Quant aux élections qui ont failli avoir lieu cette semaine, «je peux vous assurer que j'étais plus prêt que les autres», a-t-il cependant ajouté.

«Je vous ai écouté, M. Ignatieff»

En échange de son vote vendredi, le chef libéral avait pressé M. Harper de dévoiler avant les vacances estivales la réforme qu'il envisage d'apporter au programme d'assurance-emploi, de détailler les dépenses réalisées dans les projets d'infrastructures, de préciser son plan pour pallier la pénurie d'isotopes médicaux et d'indiquer comment le gouvernement compte rétablir l'équilibre budgétaire.

Quant aux isotopes, «nous sommes maintenant dans une situation de triage. De triage! a noté Michael Ignatieff. Les médecins devraient choisir dans les prochaines semaines quels patients auraient les traitements et quels patients n'auraient pas les traitements».

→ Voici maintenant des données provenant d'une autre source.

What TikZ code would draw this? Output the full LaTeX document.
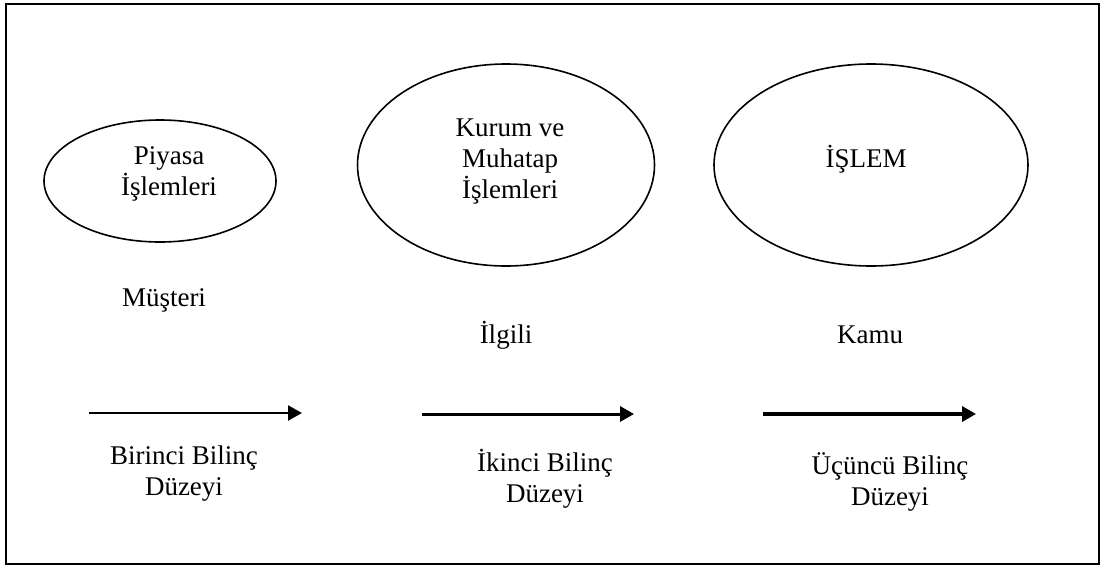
\documentclass[tikz,border=0pt]{standalone}
\usepackage{fontspec}
\setmainfont{Liberation Serif}
\usetikzlibrary{shapes.geometric,arrows.meta}
\begin{document}
\begin{tikzpicture}[x=1pt,y=-1pt,
  oval/.style={draw,ellipse,line width=1.6pt,inner sep=0pt},
  txt/.style={align=center,font=\fontsize{27}{31}\selectfont,inner sep=0pt},
  levelarrow/.style={-{Triangle[length=14pt,width=15pt]}}]
  \useasboundingbox (0,0) rectangle (1108,568);
  % outer frame
  \draw[line width=2.4pt] (6,4) rectangle (1099,564);

  % the three ellipses
  \node[oval,minimum width=232pt,minimum height=122pt] (e1) at (160,181) {};
  \node[oval,minimum width=297pt,minimum height=202pt] (e2) at (506,165) {};
  \node[oval,minimum width=314pt,minimum height=202pt] (e3) at (871,165) {};

  \node[txt] (t1) at (169,174) {Piyasa\\İşlemleri};
  \node[txt] (t2) at (510,162) {Kurum ve\\Muhatap\\İşlemleri};
  \node[txt] (t3) at (866,159) {İŞLEM};

  % middle labels
  \node[txt] (m1) at (164,300) {Müşteri};
  \node[txt] (m2) at (506,335) {İlgili};
  \node[txt] (m3) at (870,335) {Kamu};

  % arrows
  \coordinate (a1s) at (89,413);  \coordinate (a1e) at (302,413);
  \coordinate (a2s) at (422,414); \coordinate (a2e) at (634,414);
  \coordinate (a3s) at (763,414); \coordinate (a3e) at (976,414);
  \draw[levelarrow,line width=2.4pt] (a1s) -- (a1e);
  \draw[levelarrow,line width=3pt] (a2s) -- (a2e);
  \draw[levelarrow,line width=4.5pt] (a3s) -- (a3e);

  % bottom labels
  \node[txt] (b1) at (184,474) {Birinci Bilinç\\Düzeyi};
  \node[txt] (b2) at (545,479) {İkinci Bilinç\\Düzeyi};
  \node[txt] (b3) at (890,482) {Üçüncü Bilinç\\Düzeyi};
\end{tikzpicture}
\end{document}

«J'ai averti le premier ministre. J'ai dit: vous devez montrer aux Canadiens que vous avez un plan. Il a dit: je vous ai écouté, M. Ignatieff.»

Michael Ignatieff n'a pas expressément abordé en point de presse les questions des dépenses en infrastructures ou du déficit. Le ministre des Finances a répété cette semaine ce qu'il avait déjà dit dans le passé: qu'il prévoyait rétablir l'équilibre budgétaire d'ici 2013.